Nonetheless, prior trials with AAV2 and AAV8 serotype vectors were hampered by vector dose–dependent CD8⁺ T-cell responses to the viral capsid, causing hepatotoxicity and loss of expression. Transient immune suppression was successfully applied to solve this problem in some but not all studies. It appears that this problem can be entirely circumvented by using low vector doses­—made possible here through optimization of the vector and incorporation of a more highly active version of FIX. For the hemophilia A trial, the researchers adapted a different strategy. They packaged a codon-optimized FVIII sequence into AAV5, a capsid that has reduced homology to those typically found in humans. Therefore, AAV5 may be less prone to activating memory lymphocyte responses. This may be further supported by a third clinical trial (sponsored by UniQure, Amsterdam, the Netherlands). Wolfgang Miesbach (University Hospital Frankfurt, Germany) reported average FIX levels of ~5% of normal in five hemophilia B patients who were treated with an AAV5 vector at 5 × 10¹² vg/kg. Only one patient showed elevated liver enzyme levels and was treated with steroid drugs. However, even when these results are adjusted with the consideration that this study used the wild-type instead of the enhanced-activity version of FIX, an approximately 10-fold dose disadvantage is apparent compared to the trial at Penn.

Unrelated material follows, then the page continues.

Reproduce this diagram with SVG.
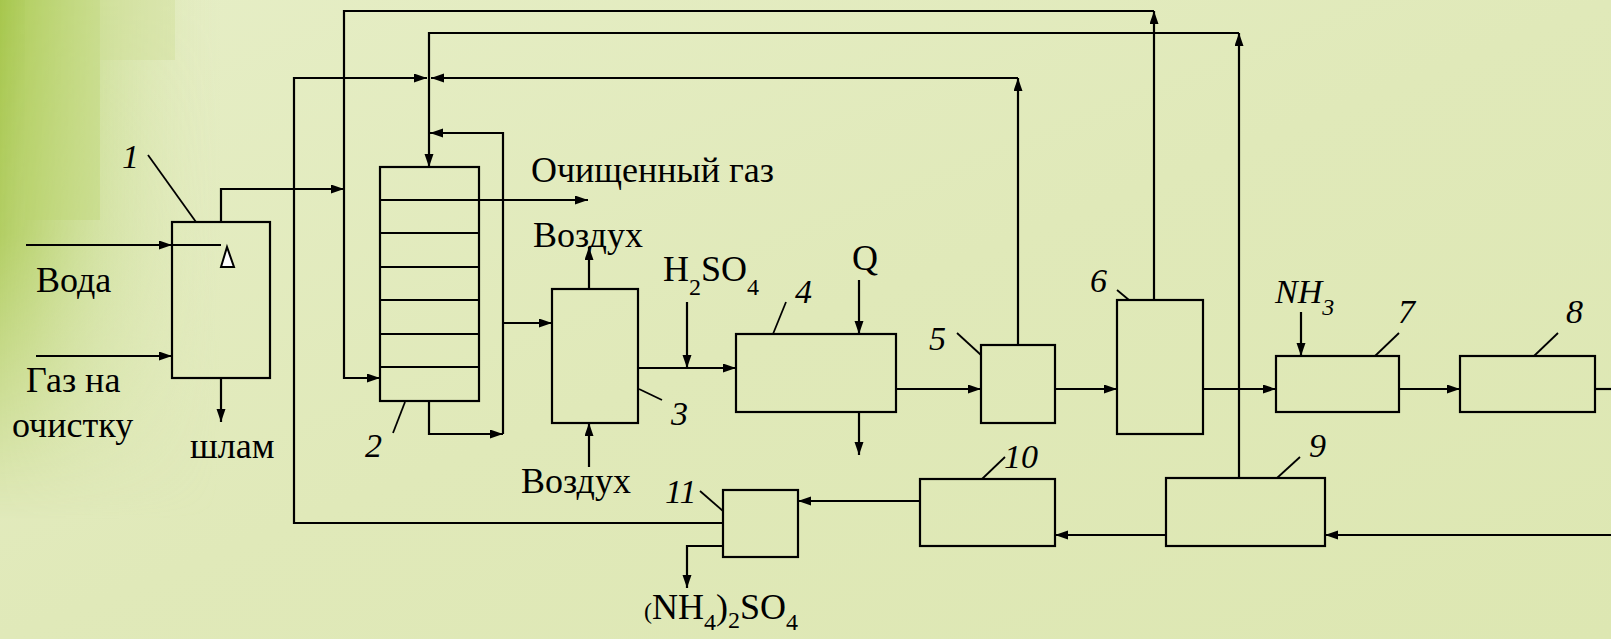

This outcome may be due to a lower transduction efficiency of AAV5 in human hepatocytes, as suggested by a recent article in Molecular Therapy.¹ Therefore, higher vector doses are required to achieve therapy. Given that FVIII is typically less efficiently expressed than FIX is, Pasi and colleagues used very high doses of 6 × 10¹³ vg/kg in the hemophilia A trial. Here, very mild elevations of liver enzyme levels were observed, and thus steroid drugs were administered. However, the reason for mild liver toxicity (which may not be immune mediated but still related to the high vector doses) is unclear. Only one patient had previously been treated at a threefold lower dose of 2 × 10¹³ vg/kg. He achieved substantially lower levels of 2–5% of normal. This discrepancy in the dose response remains to be resolved. An optimal vector dose would result in FVIII levels near normal but not superphysiological, with no or minimal/manageable toxicity. Thus far, the patients discussed here have been followed for up to 8 months. Long-term follow-up will establish whether this cure will last and whether factor levels will be stable. Encouragingly, hepatic AAV gene therapy in hemophilia A and B dogs directed stable levels for well over a decade.

It has been estimated that a lifetime treatment of a patient with severe hemophilia amounts to a cost of US$25–50 million when using recombinant protein products. Gene therapy should be a much more cost-efficient alternative. Moreover, gene therapy may hold the key to treat hemophilia in the third world, where very few could afford these expensive protein drugs. Indeed, the majority of hemophilic patients worldwide currently are untreated. Hemophilia A is the more prevalent form of the disease and thus will require further improvements of the vector technology to be treatable at vector doses that are feasible to produce for large populations. At the same time, additional questions must be addressed for further development of this technology in the developed world as well. Currently utilized AAV capsids have low seroprevalence in the population, but patients with preexisting neutralizing antibodies nonetheless exist. Alternative capsids will need to be developed to enable giving gene therapy to these patients. Assuming that gene therapy in adult patients will be deemed safe, treatment of children may be considered so as to eliminate the disease earlier in life. Loss of episomal AAV vector genomes is a concern in a growing liver, and the risk of antibody (inhibitor) formation against the FVIII or FIX antigen is less clear in young patients with limited exposure. However, cautiously beginning by treating older pediatric patients may be a path to proceed initially. In any case, a cure for hemophilia by gene therapy is no longer merely a promise; it is a reality.